US middle-distance runner Shelby Houlihan, who recently learned she has been banned from the sport of track and field for four years following a positive test for an anabolic steroid, appears less likely to take part in the US Olympic Trials.
At one point on Thursday, it looked like she might be able to race at the event -- at which athletes compete to make the Olympic team -- set to begin Friday in Eugene, Oregon.
"Given there is an active appeal process, USATF will allow any athletes to continue competing until the process is completed," Susan Hazzard, managing director of communications for USA Track and Field, told CNN in an email.
But later Thursday, the US Olympic committee said it would recognize the ban on her participation.
"The U.S. Olympic & Paralympic Committee, together with USATF, can confirm that we will adhere to the WADA Code and any CAS decisions that govern athlete participation in sanctioned events," US Olympic & Paralympic Committee CEO Sarah Hirshland said in a statement Thursday.

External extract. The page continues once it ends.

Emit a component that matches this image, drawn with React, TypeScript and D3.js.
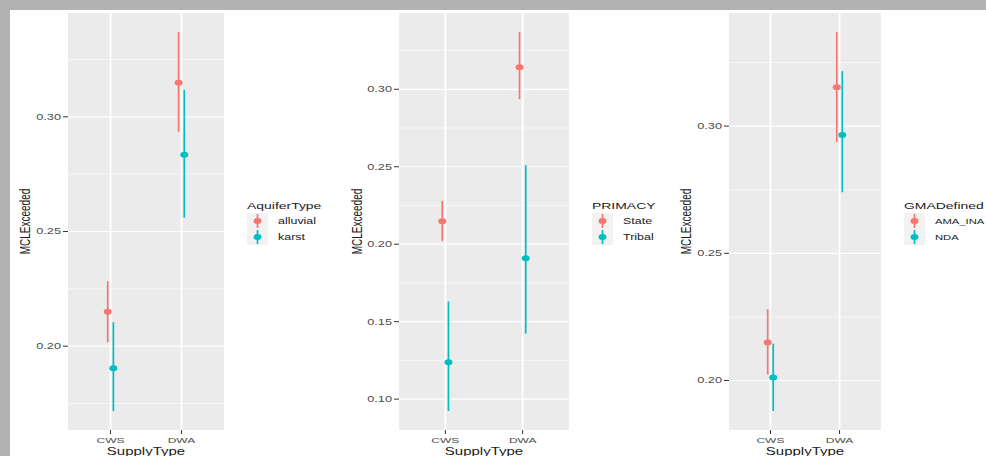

WADA is the World Anti-Doping Agency while CAS is the Court of Arbitration for Sport that upheld the four-year ban on Houlihan earlier this week.
In an Instagram post on Monday, Houlihan said she was devastated to learn of the suspension from the Athletics Integrity Unit (AIU), an independent body that combats doping, after she tested positive for nandrolone stemming from a drug test in December.
Houlihan, a 2016 Olympian and the American record-holder for the 1,500 meters and 5,000 meters, said the positive test stems from eating a burrito about 10 hours before the drug test. She said the burrito contained pig organ meat, or offal, which she said can lead to a positive test for nandrolone.
"When I got that email, I had to read it over about ten times and google what it was that I had just tested positive for," she said in an Instagram post. "I had never even heard of nandrolone."
Nandrolone is a synthetic, anabolic steroid analog of testosterone, according to the National Institutes of Health.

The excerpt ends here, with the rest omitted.